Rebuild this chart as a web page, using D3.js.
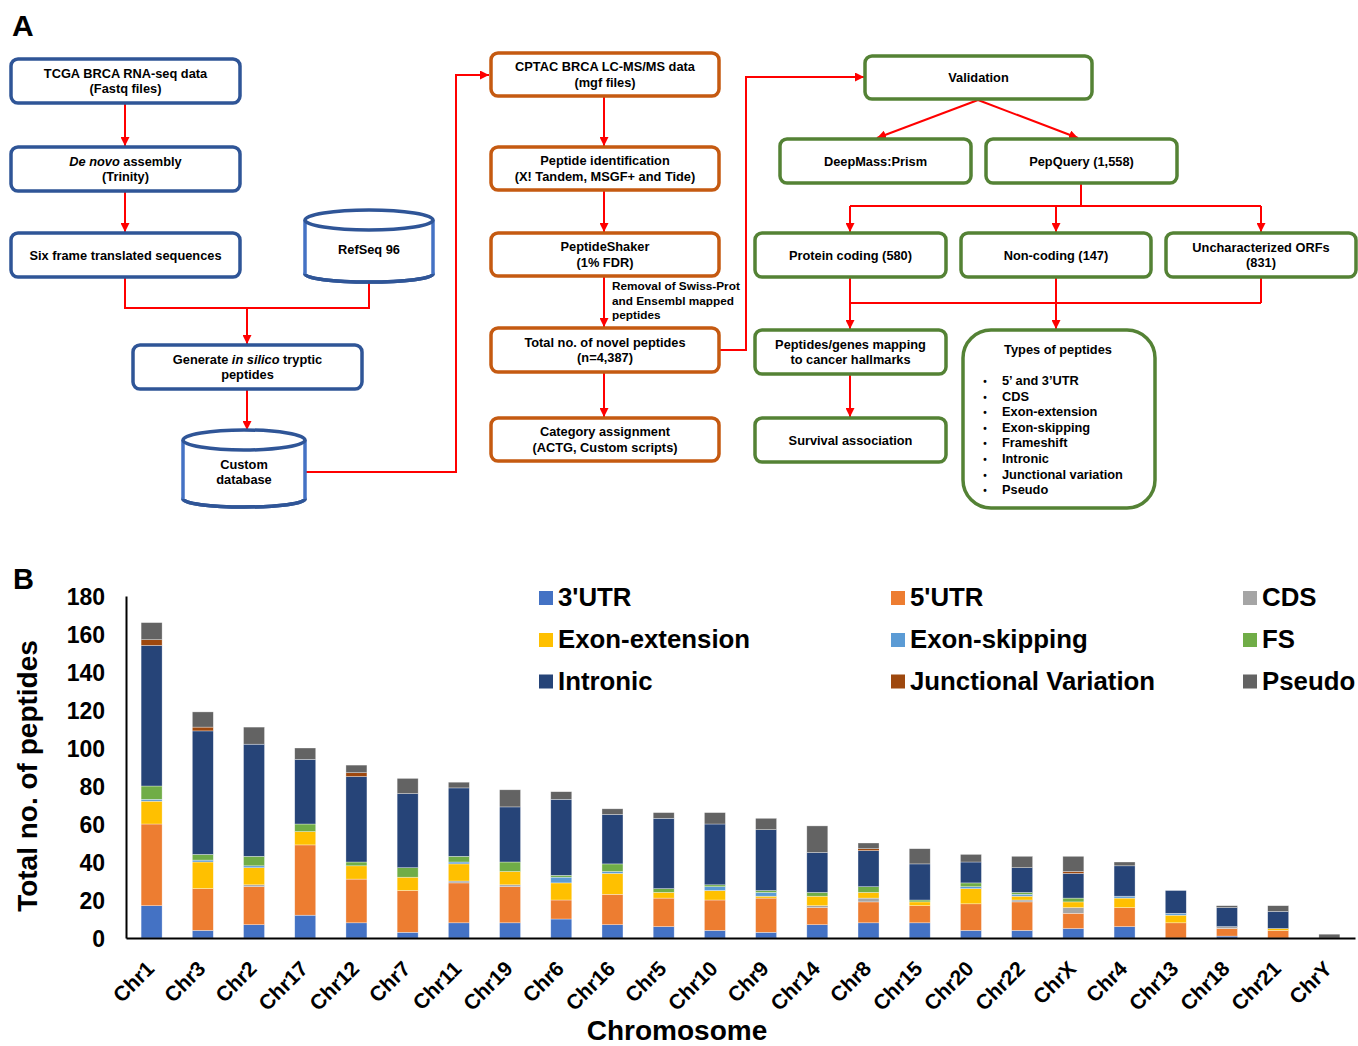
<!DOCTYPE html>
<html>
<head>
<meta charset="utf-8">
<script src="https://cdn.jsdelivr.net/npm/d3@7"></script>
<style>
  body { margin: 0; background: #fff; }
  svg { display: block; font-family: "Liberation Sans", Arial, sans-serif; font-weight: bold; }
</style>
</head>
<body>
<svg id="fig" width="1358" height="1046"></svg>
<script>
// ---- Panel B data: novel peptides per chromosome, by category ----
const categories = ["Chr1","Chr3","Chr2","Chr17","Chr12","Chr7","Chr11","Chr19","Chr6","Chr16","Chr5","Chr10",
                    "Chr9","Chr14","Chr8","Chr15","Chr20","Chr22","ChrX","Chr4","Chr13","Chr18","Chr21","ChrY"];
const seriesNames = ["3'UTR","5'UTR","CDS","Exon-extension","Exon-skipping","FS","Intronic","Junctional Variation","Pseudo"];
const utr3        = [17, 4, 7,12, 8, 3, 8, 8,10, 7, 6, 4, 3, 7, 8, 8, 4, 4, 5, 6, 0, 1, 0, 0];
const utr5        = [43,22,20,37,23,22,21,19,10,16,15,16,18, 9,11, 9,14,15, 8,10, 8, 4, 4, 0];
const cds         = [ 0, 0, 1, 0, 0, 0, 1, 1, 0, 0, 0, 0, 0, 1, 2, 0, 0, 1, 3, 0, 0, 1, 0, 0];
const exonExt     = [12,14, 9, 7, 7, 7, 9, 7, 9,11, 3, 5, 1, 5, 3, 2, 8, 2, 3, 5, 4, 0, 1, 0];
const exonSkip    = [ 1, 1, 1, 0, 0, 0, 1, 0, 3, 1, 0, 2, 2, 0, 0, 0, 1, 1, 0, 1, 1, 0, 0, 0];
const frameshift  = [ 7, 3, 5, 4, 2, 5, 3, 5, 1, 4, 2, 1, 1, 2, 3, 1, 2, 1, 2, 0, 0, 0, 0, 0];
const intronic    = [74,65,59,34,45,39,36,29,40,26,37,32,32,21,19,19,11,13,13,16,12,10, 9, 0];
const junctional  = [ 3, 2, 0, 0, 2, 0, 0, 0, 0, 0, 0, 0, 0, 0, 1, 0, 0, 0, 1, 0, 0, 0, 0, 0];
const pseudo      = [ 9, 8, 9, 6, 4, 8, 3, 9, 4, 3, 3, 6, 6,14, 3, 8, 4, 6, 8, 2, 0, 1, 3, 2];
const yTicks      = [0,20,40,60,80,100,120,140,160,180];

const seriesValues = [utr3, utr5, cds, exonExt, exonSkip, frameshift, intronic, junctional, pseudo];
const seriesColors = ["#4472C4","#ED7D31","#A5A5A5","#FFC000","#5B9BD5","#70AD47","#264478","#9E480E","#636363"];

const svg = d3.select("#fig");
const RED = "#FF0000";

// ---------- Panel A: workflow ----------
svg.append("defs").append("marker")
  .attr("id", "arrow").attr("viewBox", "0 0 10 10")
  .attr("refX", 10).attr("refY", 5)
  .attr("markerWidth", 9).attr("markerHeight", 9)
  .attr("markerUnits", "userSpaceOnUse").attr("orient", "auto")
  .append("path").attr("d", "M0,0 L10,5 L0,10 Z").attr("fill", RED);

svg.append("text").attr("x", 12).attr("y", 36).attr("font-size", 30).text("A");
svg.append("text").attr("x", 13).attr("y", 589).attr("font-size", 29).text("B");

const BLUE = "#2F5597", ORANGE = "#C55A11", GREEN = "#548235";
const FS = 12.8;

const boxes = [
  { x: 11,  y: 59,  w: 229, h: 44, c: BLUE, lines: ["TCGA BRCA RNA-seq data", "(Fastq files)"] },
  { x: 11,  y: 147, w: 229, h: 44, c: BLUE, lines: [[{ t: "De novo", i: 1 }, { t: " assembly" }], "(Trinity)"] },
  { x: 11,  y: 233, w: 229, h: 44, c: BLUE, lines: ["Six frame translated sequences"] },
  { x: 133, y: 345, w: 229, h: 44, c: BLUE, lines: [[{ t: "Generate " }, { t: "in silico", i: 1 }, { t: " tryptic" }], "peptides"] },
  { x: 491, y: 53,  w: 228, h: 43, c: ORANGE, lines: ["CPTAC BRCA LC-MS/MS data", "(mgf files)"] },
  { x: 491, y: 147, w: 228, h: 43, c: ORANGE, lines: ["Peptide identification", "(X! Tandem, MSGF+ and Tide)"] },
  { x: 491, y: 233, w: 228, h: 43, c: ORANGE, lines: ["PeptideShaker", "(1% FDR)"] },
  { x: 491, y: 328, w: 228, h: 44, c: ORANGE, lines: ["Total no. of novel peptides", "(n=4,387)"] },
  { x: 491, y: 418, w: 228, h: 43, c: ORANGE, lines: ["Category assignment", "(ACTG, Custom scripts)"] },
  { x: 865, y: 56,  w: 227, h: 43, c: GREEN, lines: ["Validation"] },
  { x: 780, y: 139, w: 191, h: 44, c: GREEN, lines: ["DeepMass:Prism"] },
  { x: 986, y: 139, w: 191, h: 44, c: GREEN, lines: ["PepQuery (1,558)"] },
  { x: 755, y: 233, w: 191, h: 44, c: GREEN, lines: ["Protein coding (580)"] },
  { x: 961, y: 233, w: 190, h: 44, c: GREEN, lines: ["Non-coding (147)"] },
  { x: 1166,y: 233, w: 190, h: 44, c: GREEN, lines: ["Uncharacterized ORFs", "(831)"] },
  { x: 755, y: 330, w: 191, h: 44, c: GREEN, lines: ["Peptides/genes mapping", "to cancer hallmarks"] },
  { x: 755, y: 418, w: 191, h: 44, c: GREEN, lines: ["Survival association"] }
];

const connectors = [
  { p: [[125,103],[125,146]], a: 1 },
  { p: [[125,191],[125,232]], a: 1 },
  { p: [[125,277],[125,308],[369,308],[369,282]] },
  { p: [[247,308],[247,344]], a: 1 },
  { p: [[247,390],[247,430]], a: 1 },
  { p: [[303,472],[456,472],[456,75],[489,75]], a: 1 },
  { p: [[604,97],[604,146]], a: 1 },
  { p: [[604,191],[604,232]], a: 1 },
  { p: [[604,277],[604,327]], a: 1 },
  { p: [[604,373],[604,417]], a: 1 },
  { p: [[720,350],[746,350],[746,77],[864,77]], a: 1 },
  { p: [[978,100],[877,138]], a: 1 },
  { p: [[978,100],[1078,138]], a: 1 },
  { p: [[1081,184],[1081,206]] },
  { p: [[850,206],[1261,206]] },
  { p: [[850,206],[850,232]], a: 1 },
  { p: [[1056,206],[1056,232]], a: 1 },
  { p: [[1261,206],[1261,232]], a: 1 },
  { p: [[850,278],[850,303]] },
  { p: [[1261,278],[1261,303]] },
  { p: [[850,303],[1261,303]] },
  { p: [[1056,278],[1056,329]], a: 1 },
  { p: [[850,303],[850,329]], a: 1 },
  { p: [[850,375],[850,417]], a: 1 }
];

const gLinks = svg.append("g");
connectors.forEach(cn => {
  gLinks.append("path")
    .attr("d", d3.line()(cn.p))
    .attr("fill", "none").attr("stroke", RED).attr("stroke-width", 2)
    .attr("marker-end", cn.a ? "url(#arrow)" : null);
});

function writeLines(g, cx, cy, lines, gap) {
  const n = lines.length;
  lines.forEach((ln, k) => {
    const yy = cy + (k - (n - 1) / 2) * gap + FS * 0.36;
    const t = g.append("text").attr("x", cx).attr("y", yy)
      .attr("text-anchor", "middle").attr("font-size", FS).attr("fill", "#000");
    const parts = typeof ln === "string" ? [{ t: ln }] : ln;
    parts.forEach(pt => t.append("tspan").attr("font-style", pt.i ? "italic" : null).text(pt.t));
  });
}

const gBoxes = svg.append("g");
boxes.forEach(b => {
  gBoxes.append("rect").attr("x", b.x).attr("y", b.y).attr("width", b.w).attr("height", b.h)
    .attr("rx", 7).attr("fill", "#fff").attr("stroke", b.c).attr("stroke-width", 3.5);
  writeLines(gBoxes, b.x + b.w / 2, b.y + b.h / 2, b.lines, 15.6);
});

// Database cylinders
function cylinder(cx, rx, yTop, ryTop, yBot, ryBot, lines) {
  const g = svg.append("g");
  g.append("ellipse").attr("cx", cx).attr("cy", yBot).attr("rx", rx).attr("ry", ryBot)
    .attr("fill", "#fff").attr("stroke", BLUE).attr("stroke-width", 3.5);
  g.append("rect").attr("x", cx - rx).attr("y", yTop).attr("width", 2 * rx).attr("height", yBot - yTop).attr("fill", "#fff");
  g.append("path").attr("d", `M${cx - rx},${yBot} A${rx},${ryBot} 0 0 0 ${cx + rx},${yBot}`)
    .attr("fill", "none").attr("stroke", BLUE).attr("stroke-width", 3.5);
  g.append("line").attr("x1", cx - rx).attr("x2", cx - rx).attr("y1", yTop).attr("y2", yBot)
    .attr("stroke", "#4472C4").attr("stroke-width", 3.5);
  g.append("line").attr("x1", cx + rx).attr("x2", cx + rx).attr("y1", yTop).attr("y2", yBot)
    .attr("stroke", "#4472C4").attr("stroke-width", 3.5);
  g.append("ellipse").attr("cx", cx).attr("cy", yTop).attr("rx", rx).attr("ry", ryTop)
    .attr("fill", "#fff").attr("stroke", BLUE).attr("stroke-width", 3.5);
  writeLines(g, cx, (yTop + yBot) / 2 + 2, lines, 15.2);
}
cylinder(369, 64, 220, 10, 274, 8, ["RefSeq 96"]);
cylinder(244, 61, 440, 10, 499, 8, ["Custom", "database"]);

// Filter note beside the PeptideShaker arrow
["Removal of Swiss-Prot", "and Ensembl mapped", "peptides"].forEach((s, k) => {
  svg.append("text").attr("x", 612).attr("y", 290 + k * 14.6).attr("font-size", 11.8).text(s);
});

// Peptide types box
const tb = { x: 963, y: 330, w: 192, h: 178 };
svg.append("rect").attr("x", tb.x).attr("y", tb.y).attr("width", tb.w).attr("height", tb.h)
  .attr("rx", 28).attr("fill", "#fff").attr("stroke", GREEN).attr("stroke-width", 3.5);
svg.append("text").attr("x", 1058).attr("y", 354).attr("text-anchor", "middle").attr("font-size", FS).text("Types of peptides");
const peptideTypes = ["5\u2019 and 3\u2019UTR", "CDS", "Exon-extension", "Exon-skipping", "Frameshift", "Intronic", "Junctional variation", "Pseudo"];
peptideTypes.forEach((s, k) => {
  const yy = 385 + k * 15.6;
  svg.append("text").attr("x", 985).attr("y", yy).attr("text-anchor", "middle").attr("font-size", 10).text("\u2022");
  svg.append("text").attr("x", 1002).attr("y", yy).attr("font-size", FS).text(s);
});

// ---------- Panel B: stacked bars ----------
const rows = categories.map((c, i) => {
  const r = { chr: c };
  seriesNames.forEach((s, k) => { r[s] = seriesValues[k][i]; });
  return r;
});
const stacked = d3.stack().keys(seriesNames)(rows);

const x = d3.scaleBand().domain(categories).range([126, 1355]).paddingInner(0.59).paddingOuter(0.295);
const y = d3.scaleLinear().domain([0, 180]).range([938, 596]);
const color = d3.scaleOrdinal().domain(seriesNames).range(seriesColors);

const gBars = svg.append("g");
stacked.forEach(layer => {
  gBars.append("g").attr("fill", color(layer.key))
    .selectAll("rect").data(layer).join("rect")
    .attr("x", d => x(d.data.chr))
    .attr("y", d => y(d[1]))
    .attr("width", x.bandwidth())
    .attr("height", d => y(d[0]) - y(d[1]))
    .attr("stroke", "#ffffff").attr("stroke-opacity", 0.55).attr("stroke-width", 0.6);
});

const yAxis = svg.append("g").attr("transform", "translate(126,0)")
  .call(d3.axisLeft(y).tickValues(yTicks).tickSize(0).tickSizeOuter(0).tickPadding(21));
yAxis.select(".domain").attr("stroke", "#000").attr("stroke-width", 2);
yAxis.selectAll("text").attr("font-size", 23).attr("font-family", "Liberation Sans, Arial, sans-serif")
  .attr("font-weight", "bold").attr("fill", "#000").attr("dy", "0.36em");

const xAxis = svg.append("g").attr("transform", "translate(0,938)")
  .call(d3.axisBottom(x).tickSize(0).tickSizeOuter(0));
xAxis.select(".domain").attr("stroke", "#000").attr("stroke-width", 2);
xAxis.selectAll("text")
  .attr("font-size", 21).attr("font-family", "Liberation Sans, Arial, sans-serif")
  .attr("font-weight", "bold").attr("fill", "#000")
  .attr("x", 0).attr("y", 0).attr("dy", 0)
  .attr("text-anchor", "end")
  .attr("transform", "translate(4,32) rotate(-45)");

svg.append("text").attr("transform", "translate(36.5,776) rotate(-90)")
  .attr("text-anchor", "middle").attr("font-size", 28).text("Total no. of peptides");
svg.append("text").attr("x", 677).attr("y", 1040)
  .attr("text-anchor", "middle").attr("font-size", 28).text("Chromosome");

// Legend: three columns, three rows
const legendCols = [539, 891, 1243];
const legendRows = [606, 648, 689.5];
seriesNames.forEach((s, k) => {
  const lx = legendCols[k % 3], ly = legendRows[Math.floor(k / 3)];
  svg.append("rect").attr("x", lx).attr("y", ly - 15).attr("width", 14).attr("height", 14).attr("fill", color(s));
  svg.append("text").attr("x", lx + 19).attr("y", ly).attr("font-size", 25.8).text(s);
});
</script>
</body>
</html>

::::::::

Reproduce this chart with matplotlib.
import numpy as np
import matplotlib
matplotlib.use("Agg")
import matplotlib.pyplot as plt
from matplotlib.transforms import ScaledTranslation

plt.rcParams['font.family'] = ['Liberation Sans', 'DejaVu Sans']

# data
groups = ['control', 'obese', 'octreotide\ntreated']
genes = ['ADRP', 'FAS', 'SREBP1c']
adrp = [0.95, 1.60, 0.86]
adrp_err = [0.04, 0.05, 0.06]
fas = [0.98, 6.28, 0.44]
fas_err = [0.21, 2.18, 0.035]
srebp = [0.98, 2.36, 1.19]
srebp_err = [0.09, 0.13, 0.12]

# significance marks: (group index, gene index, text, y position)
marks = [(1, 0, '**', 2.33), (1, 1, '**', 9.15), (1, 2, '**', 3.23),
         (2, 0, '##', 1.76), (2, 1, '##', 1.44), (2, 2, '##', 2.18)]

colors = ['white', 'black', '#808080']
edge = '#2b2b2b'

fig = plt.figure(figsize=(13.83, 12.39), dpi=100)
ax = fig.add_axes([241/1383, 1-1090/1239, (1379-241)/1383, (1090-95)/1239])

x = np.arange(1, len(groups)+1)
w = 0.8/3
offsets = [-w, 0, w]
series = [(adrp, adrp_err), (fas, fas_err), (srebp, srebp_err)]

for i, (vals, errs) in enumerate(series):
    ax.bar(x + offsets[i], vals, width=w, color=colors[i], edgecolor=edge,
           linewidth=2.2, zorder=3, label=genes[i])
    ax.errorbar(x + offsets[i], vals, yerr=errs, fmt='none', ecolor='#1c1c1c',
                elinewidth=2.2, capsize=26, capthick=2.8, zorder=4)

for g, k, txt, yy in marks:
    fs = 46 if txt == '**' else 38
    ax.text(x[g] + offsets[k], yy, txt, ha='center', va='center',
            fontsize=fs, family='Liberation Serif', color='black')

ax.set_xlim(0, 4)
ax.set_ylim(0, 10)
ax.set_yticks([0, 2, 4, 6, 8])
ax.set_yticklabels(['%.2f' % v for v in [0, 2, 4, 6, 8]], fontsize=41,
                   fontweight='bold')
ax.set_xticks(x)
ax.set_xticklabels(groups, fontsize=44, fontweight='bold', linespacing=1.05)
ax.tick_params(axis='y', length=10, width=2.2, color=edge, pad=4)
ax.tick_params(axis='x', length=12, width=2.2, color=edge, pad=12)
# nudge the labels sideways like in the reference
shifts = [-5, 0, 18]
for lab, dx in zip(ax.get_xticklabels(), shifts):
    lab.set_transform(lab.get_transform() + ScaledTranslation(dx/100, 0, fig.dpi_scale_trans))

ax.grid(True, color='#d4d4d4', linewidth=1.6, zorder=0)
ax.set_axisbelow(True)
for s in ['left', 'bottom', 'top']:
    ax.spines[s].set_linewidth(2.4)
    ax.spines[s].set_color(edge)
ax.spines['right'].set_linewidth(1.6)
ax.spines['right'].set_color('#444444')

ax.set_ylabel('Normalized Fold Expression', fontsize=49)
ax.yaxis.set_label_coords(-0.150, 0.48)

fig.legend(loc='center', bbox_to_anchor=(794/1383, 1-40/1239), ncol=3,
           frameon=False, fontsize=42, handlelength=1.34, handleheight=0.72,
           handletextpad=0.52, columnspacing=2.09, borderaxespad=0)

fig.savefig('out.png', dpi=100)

::::::::

Repeat, character for character, the lines of the material above from the line with "Reproduce this chart with matplotlib." through the line with "series = [(adrp, adrp_err), (fas, fas_err), (srebp, srebp_err)]".

### Answer:
Reproduce this chart with matplotlib.
import numpy as np
import matplotlib
matplotlib.use("Agg")
import matplotlib.pyplot as plt
from matplotlib.transforms import ScaledTranslation

plt.rcParams['font.family'] = ['Liberation Sans', 'DejaVu Sans']

# data
groups = ['control', 'obese', 'octreotide\ntreated']
genes = ['ADRP', 'FAS', 'SREBP1c']
adrp = [0.95, 1.60, 0.86]
adrp_err = [0.04, 0.05, 0.06]
fas = [0.98, 6.28, 0.44]
fas_err = [0.21, 2.18, 0.035]
srebp = [0.98, 2.36, 1.19]
srebp_err = [0.09, 0.13, 0.12]

# significance marks: (group index, gene index, text, y position)
marks = [(1, 0, '**', 2.33), (1, 1, '**', 9.15), (1, 2, '**', 3.23),
         (2, 0, '##', 1.76), (2, 1, '##', 1.44), (2, 2, '##', 2.18)]

colors = ['white', 'black', '#808080']
edge = '#2b2b2b'

fig = plt.figure(figsize=(13.83, 12.39), dpi=100)
ax = fig.add_axes([241/1383, 1-1090/1239, (1379-241)/1383, (1090-95)/1239])

x = np.arange(1, len(groups)+1)
w = 0.8/3
offsets = [-w, 0, w]
series = [(adrp, adrp_err), (fas, fas_err), (srebp, srebp_err)]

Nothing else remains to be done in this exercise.